# Stud/adaptor Where Can I Find Them Cheap?



## smoke665 (Mar 27, 2017)

I've seen these before for cheap, but now I can't find them. Anyone have a suggestion? I've seen them called different things. This one is a spigot adaptor. All over ebay but haven't found any that aren't shipping from china.

5/8" Spigot stud Adapter with 1/4" & 3/8" Female screw | eBay


----------



## Derrel (Mar 27, 2017)

$1.50 each is cheap. I have not seen any that are really,really,really,really cheap. A lot of products made of brass have gone up hugely in price over the last few years, due to metal prices. Brass lure bodies, brass cartridge casings, brass spinner and spoon blanks, all of those have seen huge price hikes compared to what they used to be priced at even a few years ago.

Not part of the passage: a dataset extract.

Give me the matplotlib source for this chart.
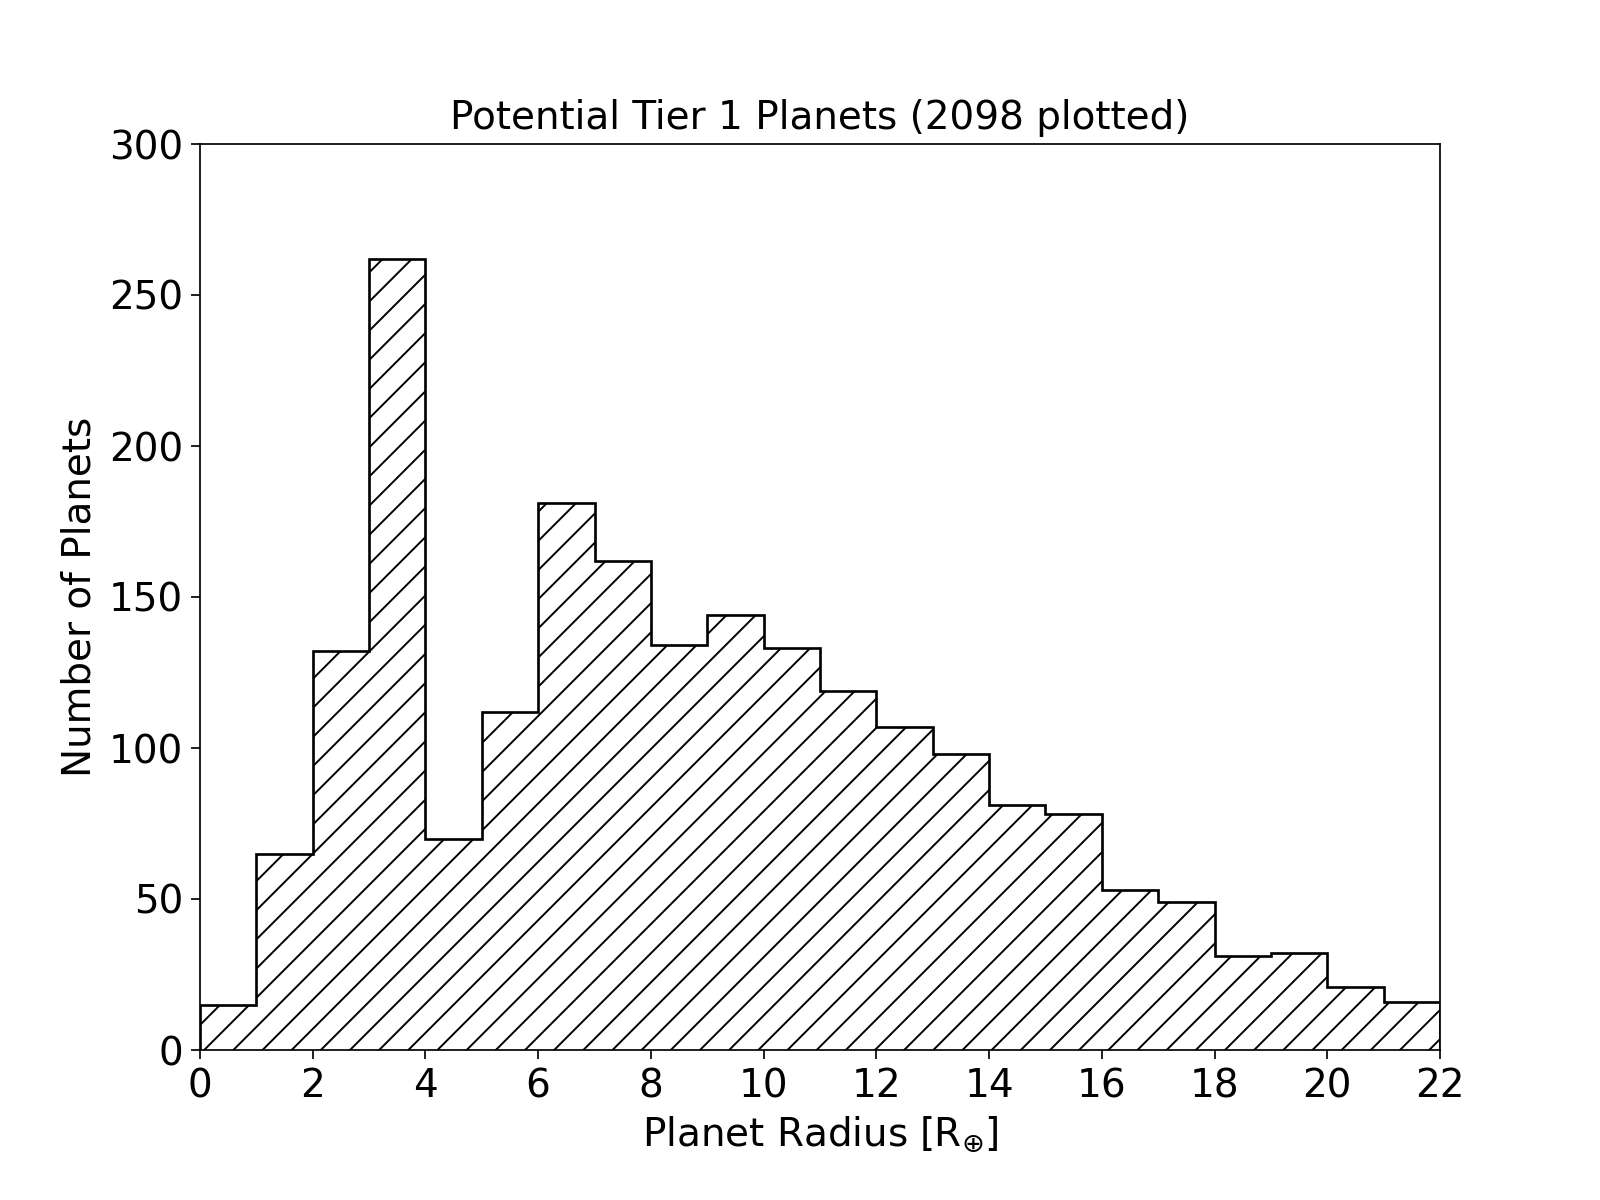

FlashZebra dot com has a good page for people who are not familiar with the multiple types of spigots/adapters that exist.FlashZebra.com: Umbrella Adapters, Flash Brackets, Flash Stands, Clamps & Spigots

They are at $4.00 each, plus shipping at FlashZebra. I am going to say that the majority of these low-demand devices are coming out of China these days. I bet even Manfroto sources theirs from China.


----------



## smoke665 (Mar 27, 2017)

@Derrel  I'll check them out. The ones from china are cheap but I haven't had good success with the orders from there. Seem to take forever


----------



## tirediron (Mar 27, 2017)

If you want cheap, it's fleabay.  If you are willing to spend a bit more than, B&H, Adorama, or any other big gear house.


----------



## Derrel (Mar 27, 2017)

Yeah...I've heard they come to the USA on _*a slow boat from China*_, as the old expression goes!


----------



## tirediron (Mar 27, 2017)

Alternatively, it's a good excuse to buy a lathe... make 'em yourself.  That's why I have a few hundred!


----------



## smoke665 (Mar 27, 2017)

tirediron said:


> Alternatively, it's a good excuse to buy a lathe... make 'em yourself.  That's why I have a few hundred!

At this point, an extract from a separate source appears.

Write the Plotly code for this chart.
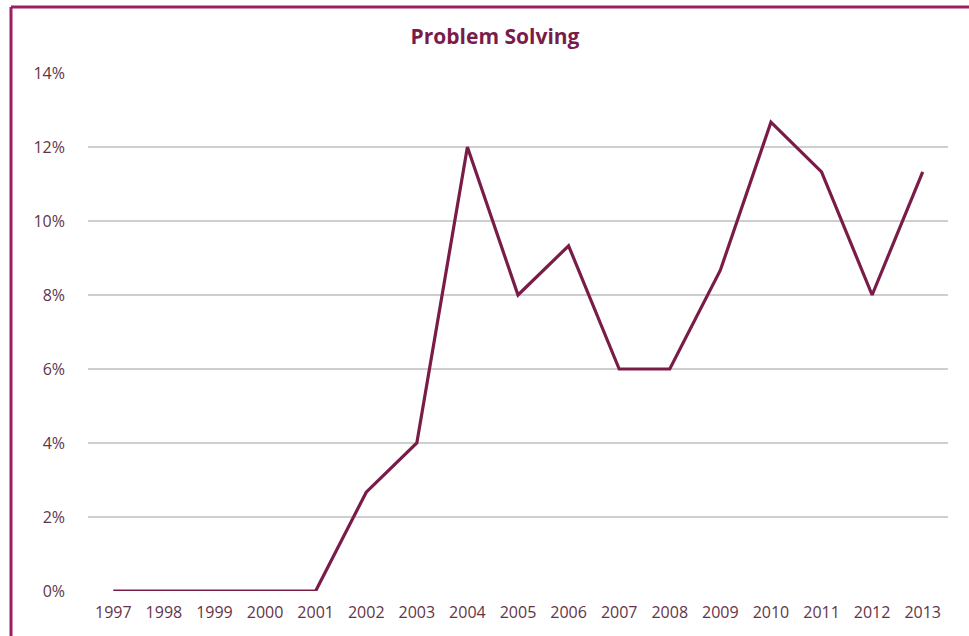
import plotly.graph_objects as go

years = ["1997", "1998", "1999", "2000", "2001", "2002", "2003", "2004", "2005",
         "2006", "2007", "2008", "2009", "2010", "2011", "2012", "2013"]
values = [0, 0, 0, 0, 0, 2.67, 4, 12, 8, 9.33, 6, 6, 8.67, 12.67, 11.33, 8, 11.33]
y_ticks = [0, 2, 4, 6, 8, 10, 12, 14]
y_tick_labels = [f"{v}%" for v in y_ticks]

W, H = 969, 636
L, R, T, B = 88, 21, 73, 45  # plot area 88..948, 73..591

FONT = "Open Sans, Lato, sans-serif"

fig = go.Figure()
fig.add_trace(go.Scatter(
    x=years, y=values, mode="lines",
    line=dict(color="#7a1c48", width=3.2),
    hoverinfo="skip", showlegend=False,
))

pw = W - L - R
ph = H - T - B
fig.update_layout(
    width=W, height=H,
    margin=dict(l=L, r=R, t=T, b=B),
    paper_bgcolor="white", plot_bgcolor="white",
    font=dict(family=FONT, color="#633449", size=16),
    title=dict(text="<b>Problem Solving</b>", x=495 / W, xanchor="center",
               y=1 - 37 / H, yanchor="middle",
               font=dict(size=21, color="#7a1c4a", family=FONT)),
    xaxis=dict(type="category", showgrid=False, zeroline=False, showline=False,
               ticks="", tickfont=dict(size=16), range=[-0.5, len(years) - 0.5],
               ticklabelstandoff=10),
    yaxis=dict(range=[0, 14], tickvals=y_ticks, ticktext=y_tick_labels,
               showgrid=True, gridcolor="#cfcfcf", gridwidth=1.5,
               zeroline=False, showline=False, ticks="", ticklabelstandoff=22,
               tickfont=dict(size=16)),
)

left_x = (11 - L) / pw
top_y = (H - B - 7) / ph
bottom_y = (H - B - H) / ph
right_x = (W - L) / pw
fig.add_shape(type="line", xref="paper", yref="paper", x0=left_x, x1=left_x,
              y0=bottom_y, y1=top_y, line=dict(color="#9c1f63", width=3))
fig.add_shape(type="line", xref="paper", yref="paper", x0=left_x, x1=right_x,
              y0=top_y, y1=top_y, line=dict(color="#9c1f63", width=3))

fig.write_html("out.html", config={"displayModeBar": False},
               post_script="document.body.style.margin='0';document.body.style.overflow='hidden';")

You laugh, but I have the equipment, just didn't have the stock.


----------



## tirediron (Mar 27, 2017)

smoke665 said:


> tirediron said:
> 
> 
> > Alternatively, it's a good excuse to buy a lathe... make 'em yourself.  That's why I have a few hundred!
> ...


2' of 5/8 6061 should be easy to come by....


----------



## WayneF (Mar 27, 2017)

smoke665 said:


> I've seen these before for cheap, but now I can't find them. Anyone have a suggestion? I've seen them called different things. This one is a spigot adaptor. All over ebay but haven't found any that aren't shipping from china.

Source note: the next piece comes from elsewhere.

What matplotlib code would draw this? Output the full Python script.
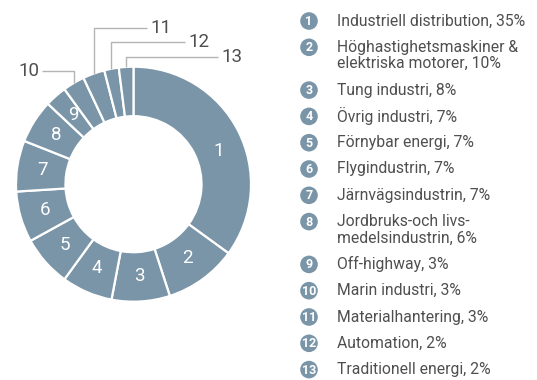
import numpy as np
import matplotlib
matplotlib.use("Agg")
import matplotlib.pyplot as plt

plt.rcParams["font.family"] = ["Roboto", "DejaVu Sans"]

# Market segments, share in percent
segments = [
    "Industriell distribution",
    "Höghastighetsmaskiner &\nelektriska motorer",
    "Tung industri",
    "Övrig industri",
    "Förnybar energi",
    "Flygindustrin",
    "Järnvägsindustrin",
    "Jordbruks-och livs-\nmedelsindustrin",
    "Off-highway",
    "Marin industri",
    "Materialhantering",
    "Automation",
    "Traditionell energi",
]
shares = [35, 10, 8, 7, 7, 7, 7, 6, 3, 3, 3, 2, 2]
numbers = [str(i + 1) for i in range(len(shares))]

blue = "#7a95a8"
grey_text = "#4f4f4f"
grey_line = "#b4b4b4"

W, H = 537, 380
fig = plt.figure(figsize=(W / 100, H / 100), dpi=100)

# donut geometry in pixels
cx, cy, R = 133.5, 184.2, 117.5
ax = fig.add_axes([(cx - R) / W, (H - cy - R) / H, 2 * R / W, 2 * R / H])
wedges, _ = ax.pie(shares, startangle=90, counterclock=False, colors=[blue] * len(shares),
                   radius=1.0, wedgeprops=dict(width=0.421, edgecolor="white", linewidth=1.6))
ax.set_xlim(-1, 1)
ax.set_ylim(-1, 1)
ax.set_aspect("equal")
ax.axis("off")


def py_to_y(py):
    return (cy - py) / R


def px_to_x(px):
    return (px - cx) / R


# numbers inside the ring for the larger slices
for i, (w, num) in enumerate(zip(wedges[:9], numbers[:9])):
    mid = (w.theta1 + w.theta2) / 2
    if i == 0:
        mid -= 6  # the wide first slice carries its number a bit lower
    mid = np.deg2rad(mid)
    r = 0.78
    ax.text(r * np.cos(mid), r * np.sin(mid), num, color="white", fontsize=13.5,
            ha="center", va="center")

# leader lines for the small slices: (elbow y, end x, text side)
leaders = {9: (71, 42, "left"), 10: (28, 147, "right"), 11: (42, 185, "right"), 12: (57, 218, "right")}
for i, (ey, ex, side) in leaders.items():
    w = wedges[i]
    mid = np.deg2rad((w.theta1 + w.theta2) / 2)
    x0, y0 = np.cos(mid), np.sin(mid)
    ye, xe = py_to_y(ey), px_to_x(ex)
    ax.plot([x0, x0, xe], [y0, ye, ye], color=grey_line, lw=1.0, clip_on=False,
            solid_capstyle="butt")
    if side == "left":
        ax.text(xe - 3 / R, ye, numbers[i], color=grey_text, fontsize=13.5,
                ha="right", va="center")
    else:
        ax.text(xe + 3 / R, ye, numbers[i], color=grey_text, fontsize=13.5,
                ha="left", va="center")

# legend on the right, drawn in pixel coordinates
lg = fig.add_axes([0, 0, 1, 1])
lg.set_xlim(0, W)
lg.set_ylim(H, 0)
lg.axis("off")

y = 21
for num, name, val in zip(numbers, segments, shares):
    lg.add_patch(plt.Circle((309, y), 8.8, color=blue, lw=0))
    lg.text(309, y + 0.5, num, color="white", fontsize=9, fontweight="bold",
            ha="center", va="center")
    lines = f"{name}, {val}%".split("\n")
    for k, line in enumerate(lines):
        lg.text(337, y + k * 16.5, line, color=grey_text, fontsize=11.3,
                ha="left", va="center")
    y += 26.3 + 16.5 * (len(lines) - 1)

fig.savefig("out.png", dpi=100)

Not that cheap, but it is the set of two of them

Smith-Victor 580 Steel Adapter with 1/4" and 661205 B&H


----------



## qmr55 (Mar 27, 2017)

China cheap ebay stuff takes forever because they wait to fill a shipping container before sending


----------



## smoke665 (Mar 27, 2017)

qmr55 said:


> China cheap ebay stuff takes forever



Yup, have an order now that's been forever on delivery. If it's not here by tomorrow, I'll have to file a claim.


----------



## jcdeboever (Mar 28, 2017)

smoke665 said:


> qmr55 said:
> 
> 
> > China cheap ebay stuff takes forever
> ...



It's Trumps fault.


----------



## table1349 (Mar 28, 2017)

Build what you need.  Amazon.com: XCSOURCE 5x 1/4" 3/8" Tripod Mount Screw Convert Adapter Flash Light Stand Spigot LF601: Camera & Photo

Fairly cheap: Amazon.com : Neewer 2 Pieces Standard 1/4 to 3/8 inch Metal Male Convertor Threaded Screw Adapter Spigot Stud for Studio Light Stand, Hotshoe/Coldshoe Adapter, Ball Head, Wireless Flash Receiver, Trigger : Camera & Photo


----------